Ya Guillermo había cumplido la conscripción en el Liceo Militar, período del que guardaba los mejores recuerdos y grandes amigos a los que por más de medio siglo continuó frecuentando. “Los jóvenes de hoy tendrían que cumplir (por lo menos) tres meses de conscripción… el servicio militar no le hace mal a nadie”, advertía.
De sus tiempos mozos, se recordaba como cliente de la carnicería de Gallo (Bonifacini y avenida San Martín) y como parroquiano del Bar Los Pichones, legendario reducto de av. San Martín y Fischetti que tenía tres canchas de bochas.
En tiempos donde sobraban los baldíos, supo prenderse en algunos picados donde fatalmente lo enviaban a jugar de arquero porque, reconocía, “era flor de tronco”.
Antes de hacerse cargo de la cochera y del remolque, condujo durante casi dos décadas un Cadillac “de siete asientos” que tanto alquilaba para casamientos como para cortejos fúnebres.
A nuestro vecino no le gustaba bailar ni tampoco era de ir a la cancha, “aunque de jovencito era socio de Chacarita”. Tampoco se lo iba a encontrar prendido a un libro. De la tele, se enganchaba “con algunos partidos, y eso sí, me gusta ver las jineteadas y todo lo relacionado con lo folklórico…en fin, soy poco divertido”, reconocía.
Lo suyo, sin duda, pasaba por otro lado. Le gustaba tener amigos y se lo veía vivaz cuando saludaba a los vecinos… ¡¿quién no conocía a Razeto?!.
Defendía la cultura del trabajo y sostenía que una de las carencias de los actuales jóvenes es “que no saben levantar un ladrillo del suelo mientras nosotros, aunque tuviéramos títulos, sabíamos hacer de todo”.
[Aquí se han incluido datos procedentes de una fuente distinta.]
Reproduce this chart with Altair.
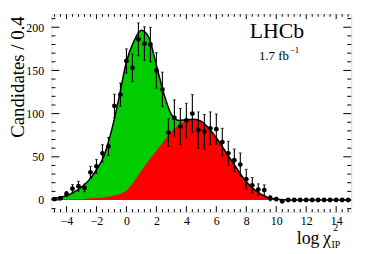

Frugal en la comida, aunque devoto del pan con manteca, tenía hábitos sobrios y cumplía rigurosamente con la hora de la siesta. Desbordaba vitalidad y buen carácter; sólo se ensombrecía cuando recordaba a su esposa, María Julia Ganuza, fallecida años atrás. El matrimonio tuvo dos hijos, Rubén y Patricia.
Hombre de palabra y poco amigo de las deudas, declaraba ser afiliado radical… “aunque si un político es bueno, aunque sea de otro partido, lo aplaudo igual… por ejemplo, recuerdo a Juan Concarini que fue un concejal peronista, una excelente persona”. También tenía muy buenos recuerdos del comisionado Cerdeiro y de Martín Fernandes D’Oliveira.
Su frase de cabecera era “hablando mal y pronto”, que anteponía para cerrar un pensamiento; tenía memoria de elefante y era sumamente respetuoso en el trato. Concurría a misa cada domingo para agradecerle a Dios, entre otras cosas, que le permitía “apechugar la vida”.
Falleció el jueves 13 de febrero de 2014 (hoy se cumplen el 10º aniversario de su partida) a sus 87 años, mientras pasaba unos días en su apreciado Mar de Ajó. Fue un querido personaje de Caseros.